··· Raw records

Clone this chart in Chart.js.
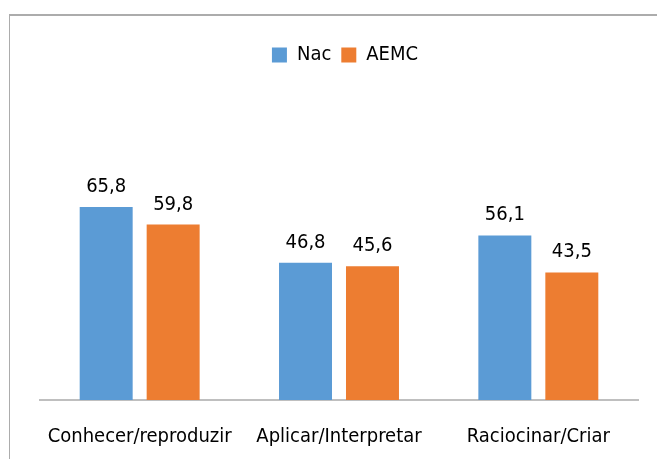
<!DOCTYPE html>
<html>
<head>
<meta charset="utf-8">
<script src="https://cdn.jsdelivr.net/npm/chart.js@4.4.1/dist/chart.umd.min.js"></script>
<style>
  html, body { margin: 0; padding: 0; background: #fff; overflow: hidden; }
  .wrap { position: relative; width: 657px; height: 459px; }
  .frame {
    position: absolute; left: 9px; top: 14px; width: 700px; height: 500px;
    border-top: 2px solid #acacac; border-left: 1px solid #acacac;
  }
  canvas { position: absolute; left: 0; top: 0; }
</style>
</head>
<body>
<div class="wrap">
  <div class="frame"></div>
  <canvas id="chart" width="657" height="459"></canvas>
</div>
<script>
const categories = ['Conhecer/reproduzir', 'Aplicar/Interpretar', 'Raciocinar/Criar'];
const nacValues = [65.8, 46.8, 56.1];
const aemcValues = [59.8, 45.6, 43.5];

const FONT = "'DejaVu Sans Condensed', 'Liberation Sans Narrow', sans-serif";

// draws the value above each bar, with a decimal comma
const barLabels = {
  id: 'barLabels',
  afterDatasetsDraw(chart) {
    const { ctx } = chart;
    ctx.save();
    ctx.font = `20px ${FONT}`;
    ctx.fillStyle = '#000';
    ctx.textAlign = 'center';
    ctx.textBaseline = 'alphabetic';
    chart.data.datasets.forEach((ds, i) => {
      chart.getDatasetMeta(i).data.forEach((bar, j) => {
        const txt = ds.data[j].toFixed(1).replace('.', ',');
        ctx.fillText(txt, bar.x, bar.y - 15);
      });
    });
    ctx.restore();
  },
};

// legend sits a little right of centre in the original
const legendNudge = {
  id: 'legendNudge',
  afterLayout(chart) {
    chart.legend.left += 6;
    chart.legend.right += 6;
  },
};

new Chart(document.getElementById('chart'), {
  type: 'bar',
  data: {
    labels: categories,
    datasets: [
      {
        label: 'Nac',
        data: nacValues,
        backgroundColor: '#5B9BD5',
        categoryPercentage: 0.672,
        barPercentage: 0.791,
      },
      {
        label: 'AEMC',
        data: aemcValues,
        backgroundColor: '#ED7D31',
        categoryPercentage: 0.672,
        barPercentage: 0.791,
      },
    ],
  },
  options: {
    responsive: false,
    animation: false,
    layout: {
      padding: { top: 35, left: 40, right: 19, bottom: 0 },
    },
    plugins: {
      legend: {
        position: 'top',
        labels: {
          boxWidth: 15,
          boxHeight: 15,
          padding: 10,
          color: '#000',
          font: { family: FONT, size: 20 },
        },
      },
      tooltip: { enabled: false },
    },
    scales: {
      x: {
        grid: { display: false, drawTicks: false, tickLength: 0 },
        border: { display: true, color: '#bfbfbf', width: 2 },
        ticks: {
          color: '#000',
          font: { family: FONT, size: 20 },
          padding: 25,
          maxRotation: 0,
          autoSkip: false,
        },
        afterFit(scale) {
          scale.height = 59;
        },
      },
      y: {
        display: false,
        min: 0,
        max: 110.8,
      },
    },
  },
  plugins: [barLabels, legendNudge],
});
</script>
</body>
</html>
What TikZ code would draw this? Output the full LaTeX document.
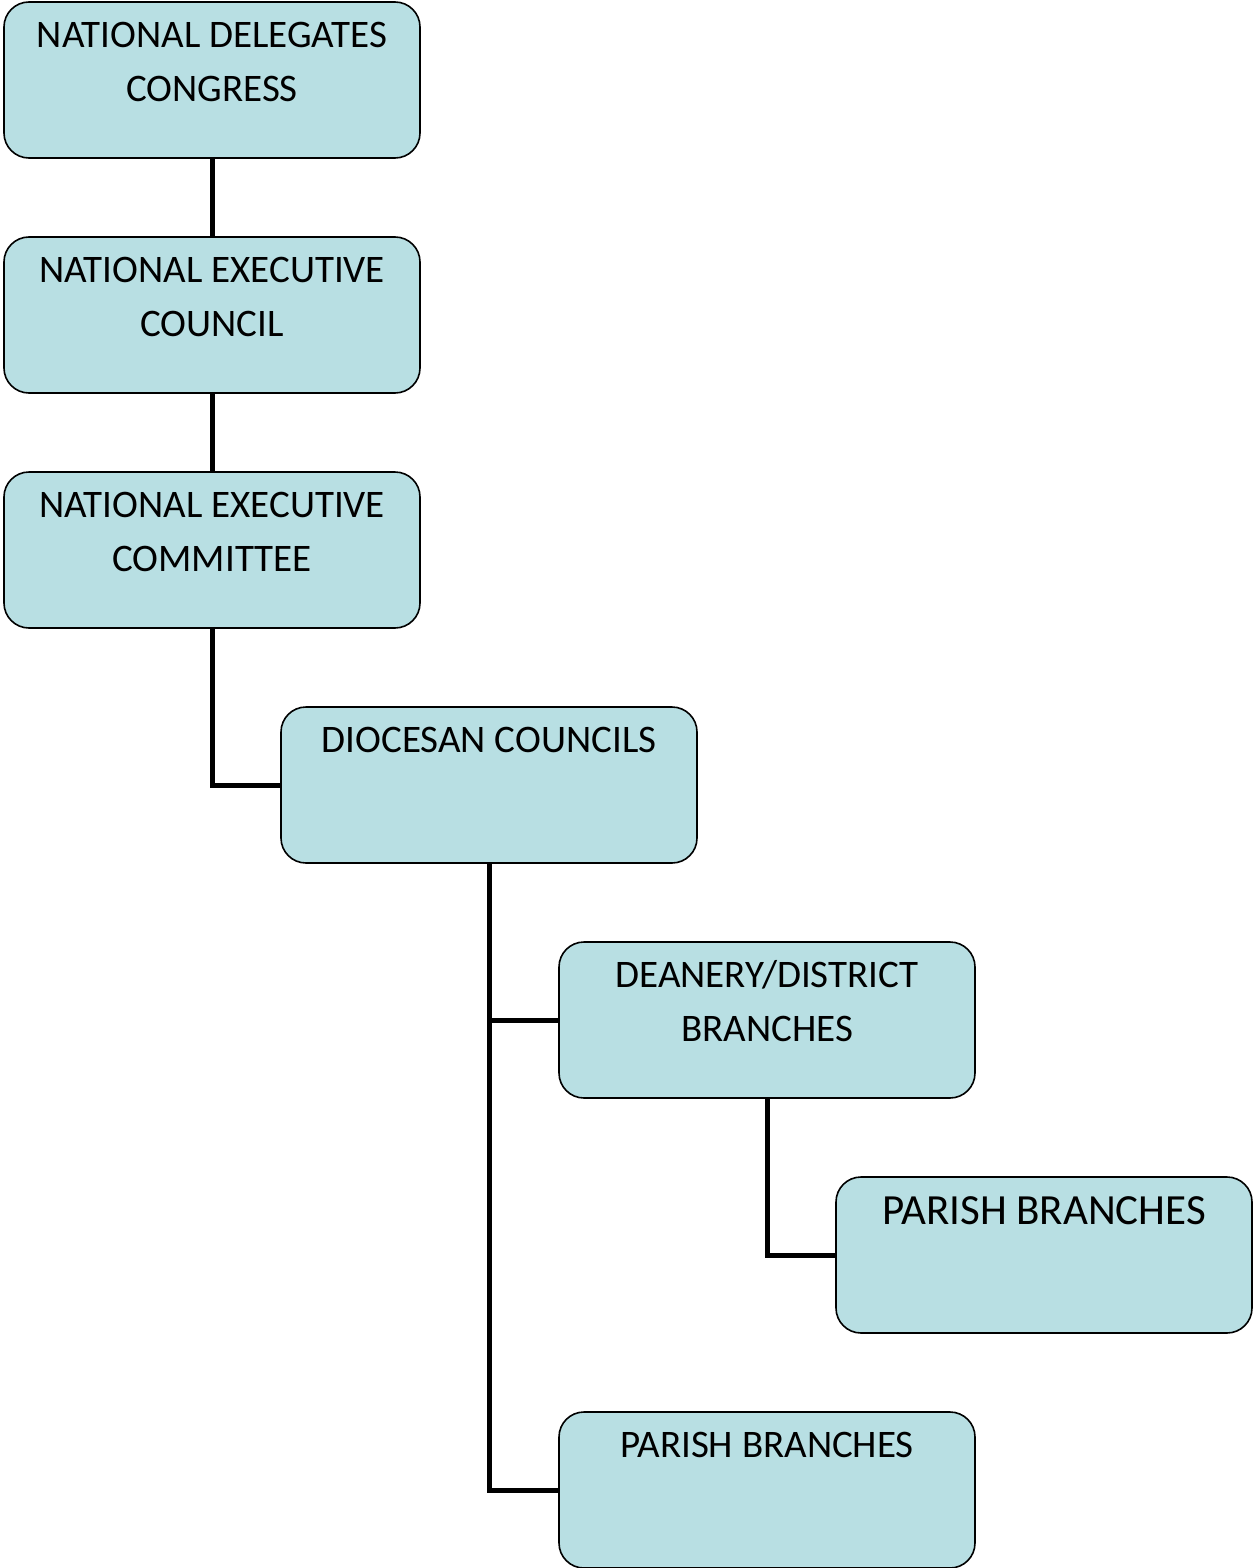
\documentclass[tikz,border=0pt]{standalone}
\usepackage{fontspec}
\setmainfont{Carlito}
\definecolor{boxfill}{HTML}{B8DFE3}
\begin{document}
\begin{tikzpicture}[x=1pt,y=-1pt,
  orgbox/.style={draw=black, line width=1.6pt, fill=boxfill, rounded corners=25pt,
    minimum width=416pt, minimum height=156pt, inner sep=0pt},
  boxtext/.style={anchor=base, align=center, inner sep=0pt, font=\fontsize{39}{54}\selectfont},
  bigtext/.style={anchor=base, align=center, inner sep=0pt, font=\fontsize{43}{54}\selectfont},
  link/.style={line width=5pt}]
\useasboundingbox (0,0) rectangle (1253,1568);
\node[orgbox] (ndc) at (212,80) {};
\node[orgbox] (nec) at (212,315) {};
\node[orgbox] (necm) at (212,550) {};
\node[orgbox] (dio) at (489,785) {};
\node[orgbox] (dean) at (767,1020) {};
\node[orgbox] (par1) at (1044,1255) {};
\node[orgbox] (par2) at (767,1490) {};
\node[boxtext] (t1) at ([yshift=-100pt]ndc.north) {NATIONAL DELEGATES\\CONGRESS};
\node[boxtext] (t2) at ([yshift=-100pt]nec.north) {NATIONAL EXECUTIVE\\COUNCIL};
\node[boxtext] (t3) at ([yshift=-100pt]necm.north) {NATIONAL EXECUTIVE\\COMMITTEE};
\node[boxtext] (t4) at ([yshift=-46pt]dio.north) {DIOCESAN COUNCILS};
\node[boxtext] (t5) at ([yshift=-100pt]dean.north) {DEANERY/DISTRICT\\BRANCHES};
\node[bigtext] (t6) at ([yshift=-48pt]par1.north) {PARISH BRANCHES};
\node[boxtext] (t7) at ([yshift=-46pt]par2.north) {PARISH BRANCHES};
\draw[link] (ndc.south) -- (nec.north);
\draw[link] (nec.south) -- (necm.north);
\draw[link] (necm.south) |- (dio.west);
\draw[link] (dio.south) |- (dean.west);
\draw[link] (dio.south) |- (par2.west);
\draw[link] (dean.south) |- (par1.west);
\end{tikzpicture}
\end{document}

······

> _What to work on_: Repeat the listing verbatim. Skip the pictures.

> _Result of the exercise_:
Clone this chart in Chart.js.
<!DOCTYPE html>
<html>
<head>
<meta charset="utf-8">
<script src="https://cdn.jsdelivr.net/npm/chart.js@4.4.1/dist/chart.umd.min.js"></script>
<style>
  html, body { margin: 0; padding: 0; background: #fff; overflow: hidden; }
  .wrap { position: relative; width: 657px; height: 459px; }
  .frame {
    position: absolute; left: 9px; top: 14px; width: 700px; height: 500px;
    border-top: 2px solid #acacac; border-left: 1px solid #acacac;
  }
  canvas { position: absolute; left: 0; top: 0; }
</style>
</head>
<body>
<div class="wrap">
  <div class="frame"></div>
  <canvas id="chart" width="657" height="459"></canvas>
</div>
<script>
const categories = ['Conhecer/reproduzir', 'Aplicar/Interpretar', 'Raciocinar/Criar'];
const nacValues = [65.8, 46.8, 56.1];
const aemcValues = [59.8, 45.6, 43.5];

const FONT = "'DejaVu Sans Condensed', 'Liberation Sans Narrow', sans-serif";

// draws the value above each bar, with a decimal comma
const barLabels = {
  id: 'barLabels',
  afterDatasetsDraw(chart) {
    const { ctx } = chart;
    ctx.save();
    ctx.font = `20px ${FONT}`;
    ctx.fillStyle = '#000';
    ctx.textAlign = 'center';
    ctx.textBaseline = 'alphabetic';
    chart.data.datasets.forEach((ds, i) => {
      chart.getDatasetMeta(i).data.forEach((bar, j) => {
        const txt = ds.data[j].toFixed(1).replace('.', ',');
        ctx.fillText(txt, bar.x, bar.y - 15);
      });
    });
    ctx.restore();
  },
};

// legend sits a little right of centre in the original
const legendNudge = {
  id: 'legendNudge',
  afterLayout(chart) {
    chart.legend.left += 6;
    chart.legend.right += 6;
  },
};

new Chart(document.getElementById('chart'), {
  type: 'bar',
  data: {
    labels: categories,
    datasets: [
      {
        label: 'Nac',
        data: nacValues,
        backgroundColor: '#5B9BD5',
        categoryPercentage: 0.672,
        barPercentage: 0.791,
      },
      {
        label: 'AEMC',
        data: aemcValues,
        backgroundColor: '#ED7D31',
        categoryPercentage: 0.672,
        barPercentage: 0.791,
      },
    ],
  },
  options: {
    responsive: false,
    animation: false,
    layout: {
      padding: { top: 35, left: 40, right: 19, bottom: 0 },
    },
    plugins: {
      legend: {
        position: 'top',
        labels: {
          boxWidth: 15,
          boxHeight: 15,
          padding: 10,
          color: '#000',
          font: { family: FONT, size: 20 },
        },
      },
      tooltip: { enabled: false },
    },
    scales: {
      x: {
        grid: { display: false, drawTicks: false, tickLength: 0 },
        border: { display: true, color: '#bfbfbf', width: 2 },
        ticks: {
          color: '#000',
          font: { family: FONT, size: 20 },
          padding: 25,
          maxRotation: 0,
          autoSkip: false,
        },
        afterFit(scale) {
          scale.height = 59;
        },
      },
      y: {
        display: false,
        min: 0,
        max: 110.8,
      },
    },
  },
  plugins: [barLabels, legendNudge],
});
</script>
</body>
</html>
What TikZ code would draw this? Output the full LaTeX document.
\documentclass[tikz,border=0pt]{standalone}
\usepackage{fontspec}
\setmainfont{Carlito}
\definecolor{boxfill}{HTML}{B8DFE3}
\begin{document}
\begin{tikzpicture}[x=1pt,y=-1pt,
  orgbox/.style={draw=black, line width=1.6pt, fill=boxfill, rounded corners=25pt,
    minimum width=416pt, minimum height=156pt, inner sep=0pt},
  boxtext/.style={anchor=base, align=center, inner sep=0pt, font=\fontsize{39}{54}\selectfont},
  bigtext/.style={anchor=base, align=center, inner sep=0pt, font=\fontsize{43}{54}\selectfont},
  link/.style={line width=5pt}]
\useasboundingbox (0,0) rectangle (1253,1568);
\node[orgbox] (ndc) at (212,80) {};
\node[orgbox] (nec) at (212,315) {};
\node[orgbox] (necm) at (212,550) {};
\node[orgbox] (dio) at (489,785) {};
\node[orgbox] (dean) at (767,1020) {};
\node[orgbox] (par1) at (1044,1255) {};
\node[orgbox] (par2) at (767,1490) {};
\node[boxtext] (t1) at ([yshift=-100pt]ndc.north) {NATIONAL DELEGATES\\CONGRESS};
\node[boxtext] (t2) at ([yshift=-100pt]nec.north) {NATIONAL EXECUTIVE\\COUNCIL};
\node[boxtext] (t3) at ([yshift=-100pt]necm.north) {NATIONAL EXECUTIVE\\COMMITTEE};
\node[boxtext] (t4) at ([yshift=-46pt]dio.north) {DIOCESAN COUNCILS};
\node[boxtext] (t5) at ([yshift=-100pt]dean.north) {DEANERY/DISTRICT\\BRANCHES};
\node[bigtext] (t6) at ([yshift=-48pt]par1.north) {PARISH BRANCHES};
\node[boxtext] (t7) at ([yshift=-46pt]par2.north) {PARISH BRANCHES};
\draw[link] (ndc.south) -- (nec.north);
\draw[link] (nec.south) -- (necm.north);
\draw[link] (necm.south) |- (dio.west);
\draw[link] (dio.south) |- (dean.west);
\draw[link] (dio.south) |- (par2.west);
\draw[link] (dean.south) |- (par1.west);
\end{tikzpicture}
\end{document}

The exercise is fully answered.